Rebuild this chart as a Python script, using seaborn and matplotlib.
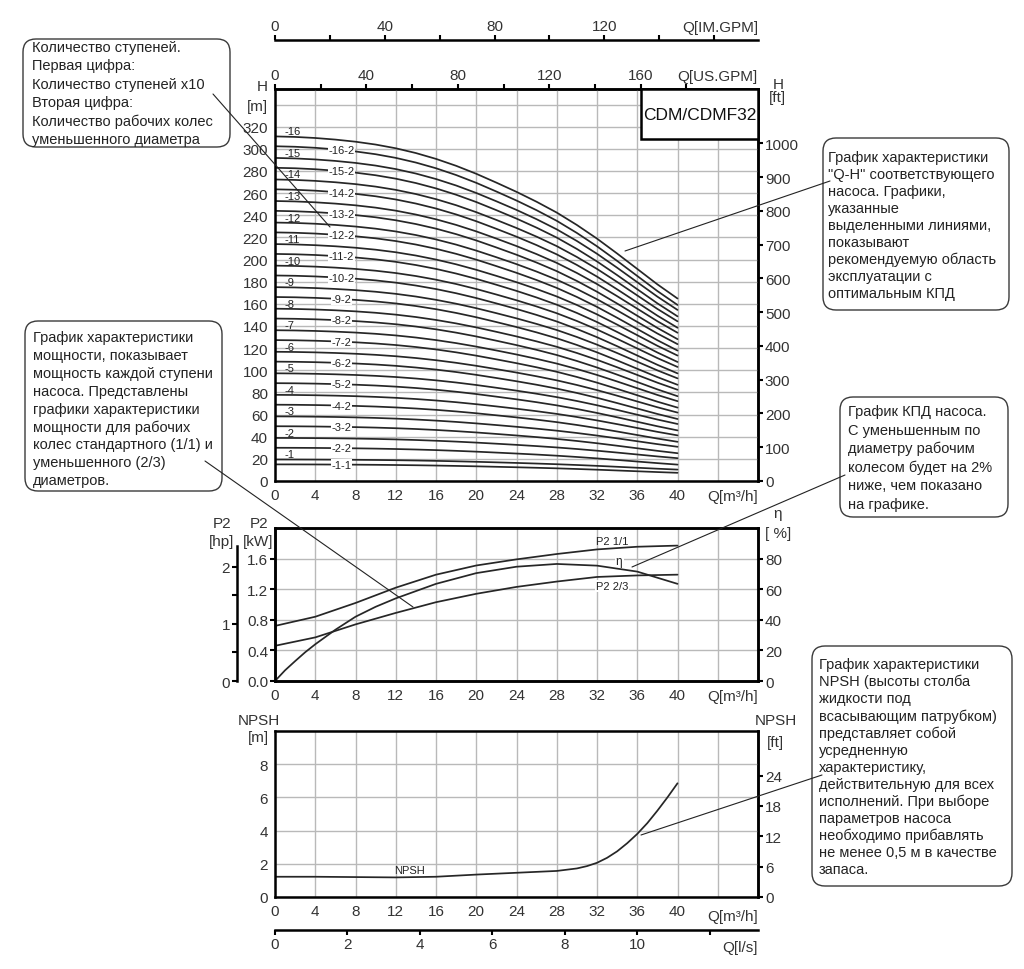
import numpy as np
import pandas as pd
import matplotlib
matplotlib.use("Agg")
import matplotlib.pyplot as plt
import seaborn as sns
from matplotlib.patches import FancyBboxPatch, Rectangle
from matplotlib.lines import Line2D
from matplotlib.transforms import IdentityTransform

# =========================================================
# DATA
# =========================================================

# flow points, m3/h
q_pts = [0, 2, 4, 6, 8, 10, 12, 14, 16, 18, 20, 22, 24, 26, 28, 30, 32, 34, 36, 38, 40]

# head of one stage [m]: standard impeller and reduced-diameter impeller
head_stage_full = [19.45, 19.42, 19.36, 19.27, 19.15, 18.99, 18.78, 18.51, 18.18, 17.79,
                   17.34, 16.84, 16.32, 15.76, 15.15, 14.45, 13.68, 12.84, 11.97, 11.10, 10.30]
head_stage_reduced = [15.0, 14.98, 14.93, 14.85, 14.75, 14.62, 14.44, 14.22, 13.95, 13.62,
                      13.25, 12.83, 12.40, 11.94, 11.43, 10.85, 10.21, 9.51, 8.79, 8.07, 7.4]

stages = list(range(1, 17))

# power P2 [kW] for impeller 1/1 and 2/3
q_p2 = [0, 4, 8, 12, 16, 20, 24, 28, 32, 36, 40]
p2_full_kw = [0.72, 0.84, 1.02, 1.22, 1.39, 1.51, 1.59, 1.66, 1.72, 1.755, 1.77]
p2_reduced_kw = [0.46, 0.57, 0.74, 0.89, 1.03, 1.14, 1.23, 1.30, 1.36, 1.38, 1.39]

# efficiency [%]
q_eta = [0, 1, 2, 3, 4, 6, 8, 10, 12, 16, 20, 24, 28, 32, 36, 40]
eta_pct = [0, 7, 13, 18.8, 24, 33.5, 42, 48.5, 54, 63.5, 70.5, 74.7, 76.5, 75.4, 71.5, 63.5]

# NPSH [m]
q_npsh = [0, 4, 8, 12, 16, 20, 24, 28, 30, 31, 32, 33, 34, 35, 36, 37, 38, 39, 40]
npsh_m = [1.22, 1.22, 1.2, 1.18, 1.22, 1.35, 1.46, 1.57, 1.72, 1.86, 2.06, 2.36, 2.75,
          3.24, 3.8, 4.45, 5.2, 6.0, 6.85]

# unit conversions for the extra scales
M3H_PER_IMGPM = 0.272765
M3H_PER_USGPM = 0.227125
M_PER_FT = 0.3048
KW_PER_HP = 0.7457

note_stages = ["Количество ступеней.", "Первая цифра:", "Количество ступеней x10",
               "Вторая цифра:", "Количество рабочих колес", "уменьшенного диаметра"]
note_qh = ["График характеристики", "\"Q-H\" соответствующего", "насоса. Графики,",
           "указанные", "выделенными линиями,", "показывают",
           "рекомендуемую область", "эксплуатации с", "оптимальным КПД"]
note_power = ["График характеристики", "мощности, показывает", "мощность каждой ступени",
              "насоса. Представлены", "графики характеристики", "мощности для рабочих",
              "колес стандартного (1/1) и", "уменьшенного (2/3)", "диаметров."]
note_eta = ["График КПД насоса.", "С уменьшенным по", "диаметру рабочим",
            "колесом будет на 2%", "ниже, чем показано", "на графике."]
note_npsh = ["График характеристики", "NPSH (высоты столба", "жидкости под",
             "всасывающим патрубком)", "представляет собой", "усредненную",
             "характеристику,", "действительную для всех", "исполнений. При выборе",
             "параметров насоса", "необходимо прибавлять", "не менее 0,5 м в качестве",
             "запаса."]

# =========================================================
# QH CURVES TABLE
# =========================================================

full = np.array(head_stage_full)
red = np.array(head_stage_reduced)
rows = []
curve_labels = []
for n in stages:
    h_full = n * full
    if n == 1:
        h_red, lab_red = red, "-1-1"
    else:
        h_red, lab_red = (n - 2) * full + 2 * red, f"-{n}-2"
    curve_labels.append((f"-{n}", h_full, lab_red, h_red))
    for q, h in zip(q_pts, h_full):
        rows.append({"Q": q, "H": h, "curve": f"-{n}"})
    for q, h in zip(q_pts, h_red):
        rows.append({"Q": q, "H": h, "curve": lab_red})
df_qh = pd.DataFrame(rows)

# =========================================================
# FIGURE
# =========================================================

sns.set_theme(style="white")
plt.rcParams["font.family"] = ["Liberation Sans", "DejaVu Sans"]

W, HT = 1024, 970
LINE = "#262626"
GRID = "#b9b9b9"
TXT = "#333333"

fig = plt.figure(figsize=(W / 100, HT / 100), dpi=100)


def add_ax(l, t, r, b):
    return fig.add_axes([l / W, 1 - b / HT, (r - l) / W, (b - t) / HT])


def style_ticks(a, which="both"):
    a.tick_params(axis=which, direction="out", length=3.5, width=1.5, color="black",
                  labelsize=11, labelcolor=TXT, pad=1.5)


def style_spines(a):
    for sp in a.spines.values():
        sp.set_linewidth(1.8)
        sp.set_color("black")


def ftext(x, y, s, **kw):
    kw.setdefault("fontsize", 11)
    kw.setdefault("color", TXT)
    kw.setdefault("ha", "center")
    kw.setdefault("va", "center")
    fig.text(x / W, 1 - y / HT, s, **kw)


def note(box, lines, x_text, y_first, step):
    l, t, r, b = box
    patch = FancyBboxPatch((l, HT - b), r - l, b - t,
                           boxstyle="round,pad=0,rounding_size=13",
                           transform=IdentityTransform(),
                           fc="white", ec="#3a3a3a", lw=1.0)
    fig.add_artist(patch)
    for i, s in enumerate(lines):
        ftext(x_text, y_first + i * step, s, ha="left", fontsize=10.5, color="#222222")


def leader(x1, y1, x2, y2):
    fig.add_artist(Line2D([x1 / W, x2 / W], [1 - y1 / HT, 1 - y2 / HT],
                          transform=fig.transFigure, color="#222222", lw=0.8))


# ---------------------------------------------------------
# Q-H panel
# ---------------------------------------------------------
ax_h = add_ax(275, 90, 758, 482)
sns.lineplot(data=df_qh, x="Q", y="H", units="curve", estimator=None,
             color=LINE, lw=1.25, legend=False, ax=ax_h)
ax_h.set_xlim(0, 48)
ax_h.set_ylim(0, 354)
ax_h.set_xlabel("")
ax_h.set_ylabel("")
ax_h.set_xticks(range(0, 48, 4))
ax_h.set_xticklabels([str(v) if v <= 40 else "" for v in range(0, 48, 4)])
ax_h.set_yticks(range(0, 341, 20))
ax_h.set_yticklabels([str(v) if v <= 320 else "[m]" for v in range(0, 341, 20)])
ax_h.grid(True, color=GRID, lw=1.0)
ax_h.set_axisbelow(True)
style_spines(ax_h)
style_ticks(ax_h)

for lab_full, h_full, lab_red, h_red in curve_labels:
    ax_h.text(0.9, h_full[0] + 4.5, lab_full, fontsize=8, color="#222222",
              ha="left", va="center")
    ax_h.text(6.6, np.interp(6.6, q_pts, h_red), lab_red, fontsize=8, color="#222222",
              ha="center", va="center",
              bbox=dict(fc="white", ec="none", pad=0.6))

# model box
q_box = 160 * M3H_PER_USGPM
ax_h.add_patch(Rectangle((q_box, 308.8), 48 - q_box, 354 - 308.8, fc="white",
                         ec="black", lw=1.8, zorder=3, clip_on=False))
ax_h.text((q_box + 48) / 2, (308.8 + 354) / 2, "CDM/CDMF32", fontsize=12.5,
          color="#111111", ha="center", va="center", zorder=4)

sec_ft = ax_h.secondary_yaxis("right", functions=(lambda m: np.asarray(m) / M_PER_FT,
                                                  lambda f: np.asarray(f) * M_PER_FT))
sec_ft.set_yticks(range(0, 1001, 100))
style_spines(sec_ft)
style_ticks(sec_ft)

sec_us = ax_h.secondary_xaxis("top", functions=(lambda q: np.asarray(q) / M3H_PER_USGPM,
                                                lambda g: np.asarray(g) * M3H_PER_USGPM))
sec_us.set_xticks(range(0, 181, 20))
sec_us.set_xticklabels([str(v) if v % 40 == 0 else "" for v in range(0, 181, 20)])
style_spines(sec_us)
style_ticks(sec_us)

sec_im = ax_h.secondary_xaxis(1 + 49 / 392, functions=(lambda q: np.asarray(q) / M3H_PER_IMGPM,
                                                       lambda g: np.asarray(g) * M3H_PER_IMGPM))
sec_im.set_xticks(range(0, 161, 20))
sec_im.set_xticklabels([str(v) if v % 40 == 0 and v < 160 else "" for v in range(0, 161, 20)])
style_spines(sec_im)
style_ticks(sec_im)

ftext(758, 28, "Q[IM.GPM]", ha="right")
ftext(758, 77, "Q[US.GPM]", ha="right")
ftext(758, 497, "Q[m³/h]", ha="right")
ftext(262, 87, "H")
ftext(778, 85, "H")
ftext(777, 98, "[ft]")

# ---------------------------------------------------------
# Power / efficiency panel
# ---------------------------------------------------------
ax_p = add_ax(275, 529, 758, 682)
sns.lineplot(x=q_p2, y=p2_full_kw, color=LINE, lw=1.25, ax=ax_p)
sns.lineplot(x=q_p2, y=p2_reduced_kw, color=LINE, lw=1.25, ax=ax_p)
ax_p.set_xlim(0, 48)
ax_p.set_ylim(0, 2.0)
ax_p.set_xticks(range(0, 48, 4))
ax_p.set_xticklabels([str(v) if v <= 40 else "" for v in range(0, 48, 4)])
ax_p.set_yticks([0, 0.4, 0.8, 1.2, 1.6])
ax_p.set_yticklabels(["0.0", "0.4", "0.8", "1.2", "1.6"])
ax_p.grid(True, color=GRID, lw=1.0)
ax_p.set_axisbelow(True)
style_spines(ax_p)
style_ticks(ax_p)

ax_eta = ax_p.twinx()
sns.lineplot(x=q_eta, y=eta_pct, color=LINE, lw=1.25, ax=ax_eta)
ax_eta.set_ylim(0, 100)
ax_eta.set_yticks(range(0, 81, 20))
ax_eta.grid(False)
style_spines(ax_eta)
style_ticks(ax_eta)

ax_p.text(33.5, 1.83, "P2 1/1", fontsize=8, color="#222222", ha="center", va="center")
ax_p.text(34.2, 1.57, "η", fontsize=8.5, color="#222222", ha="center", va="center",
          bbox=dict(fc="white", ec="none", pad=0.8), zorder=5)
ax_p.text(33.5, 1.245, "P2 2/3", fontsize=8, color="#222222", ha="center", va="center",
          bbox=dict(fc="white", ec="none", pad=0.8), zorder=5)

sec_hp = ax_p.secondary_yaxis(-38 / 483, functions=(lambda kw: np.asarray(kw) / KW_PER_HP,
                                                    lambda hp: np.asarray(hp) * KW_PER_HP))
sec_hp.set_yticks([0, 1, 2])
sec_hp.set_yticks([0.5, 1.5], minor=True)
style_spines(sec_hp)
style_ticks(sec_hp)
sec_hp.tick_params(which="minor", length=3.5, width=1.5, color="black")
sec_hp.spines["left"].set_bounds(0, 2.37)

ftext(758, 697, "Q[m³/h]", ha="right")
ftext(259, 524, "P2")
ftext(258, 542, "[kW]")
ftext(222, 524, "P2")
ftext(222, 542, "[hp]")
ftext(778, 514, "η")
ftext(778, 534, "[ %]")

# ---------------------------------------------------------
# NPSH panel
# ---------------------------------------------------------
ax_n = add_ax(275, 732, 758, 898)
sns.lineplot(x=q_npsh, y=npsh_m, color=LINE, lw=1.25, ax=ax_n)
ax_n.set_xlim(0, 48)
ax_n.set_ylim(0, 10)
ax_n.set_xticks(range(0, 48, 4))
ax_n.set_xticklabels([str(v) if v <= 40 else "" for v in range(0, 48, 4)])
ax_n.set_yticks(range(0, 9, 2))
ax_n.grid(True, color=GRID, lw=1.0)
ax_n.set_axisbelow(True)
style_spines(ax_n)
style_ticks(ax_n)
ax_n.text(13.4, 1.6, "NPSH", fontsize=8, color="#222222", ha="center", va="center")

sec_nft = ax_n.secondary_yaxis("right", functions=(lambda m: np.asarray(m) / M_PER_FT,
                                                   lambda f: np.asarray(f) * M_PER_FT))
sec_nft.set_yticks(range(0, 25, 6))
style_spines(sec_nft)
style_ticks(sec_nft)

sec_ls = ax_n.secondary_xaxis(-33 / 166, functions=(lambda q: np.asarray(q) / 3.6,
                                                    lambda l: np.asarray(l) * 3.6))
sec_ls.set_xticks(range(0, 13, 2))
sec_ls.set_xticklabels([str(v) if v <= 10 else "" for v in range(0, 13, 2)])
style_spines(sec_ls)
style_ticks(sec_ls)

ftext(758, 917, "Q[m³/h]", ha="right")
ftext(758, 948, "Q[l/s]", ha="right")
ftext(259, 721, "NPSH")
ftext(258, 738, "[m]")
ftext(776, 721, "NPSH")
ftext(775, 743, "[ft]")

# ---------------------------------------------------------
# Notes and leader lines
# ---------------------------------------------------------
note((23, 40, 230, 148), note_stages, 32, 48, 18.4)
note((823, 139, 1009, 311), note_qh, 828, 158, 17.0)
note((25, 322, 222, 492), note_power, 33, 338, 17.9)
note((840, 398, 1008, 518), note_eta, 848, 412, 18.6)
note((812, 647, 1012, 887), note_npsh, 819, 665, 17.1)

leader(213, 95, 330, 228)
leader(830, 182, 625, 252)
leader(205, 462, 413, 608)
leader(845, 476, 632, 568)
leader(822, 776, 641, 836)

fig.savefig("out.png", dpi=100, facecolor="white")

◇ ◇ ◇

* [TASK PROMPT]: Exactly as written, please give again the lines from the beginning of the listing through the line containing "stages = list(range(1, 17))", inclusive, without any pictures.

* [REPLY TO THE EXERCISE]:
Rebuild this chart as a Python script, using seaborn and matplotlib.
import numpy as np
import pandas as pd
import matplotlib
matplotlib.use("Agg")
import matplotlib.pyplot as plt
import seaborn as sns
from matplotlib.patches import FancyBboxPatch, Rectangle
from matplotlib.lines import Line2D
from matplotlib.transforms import IdentityTransform

# =========================================================
# DATA
# =========================================================

# flow points, m3/h
q_pts = [0, 2, 4, 6, 8, 10, 12, 14, 16, 18, 20, 22, 24, 26, 28, 30, 32, 34, 36, 38, 40]

# head of one stage [m]: standard impeller and reduced-diameter impeller
head_stage_full = [19.45, 19.42, 19.36, 19.27, 19.15, 18.99, 18.78, 18.51, 18.18, 17.79,
                   17.34, 16.84, 16.32, 15.76, 15.15, 14.45, 13.68, 12.84, 11.97, 11.10, 10.30]
head_stage_reduced = [15.0, 14.98, 14.93, 14.85, 14.75, 14.62, 14.44, 14.22, 13.95, 13.62,
                      13.25, 12.83, 12.40, 11.94, 11.43, 10.85, 10.21, 9.51, 8.79, 8.07, 7.4]

stages = list(range(1, 17))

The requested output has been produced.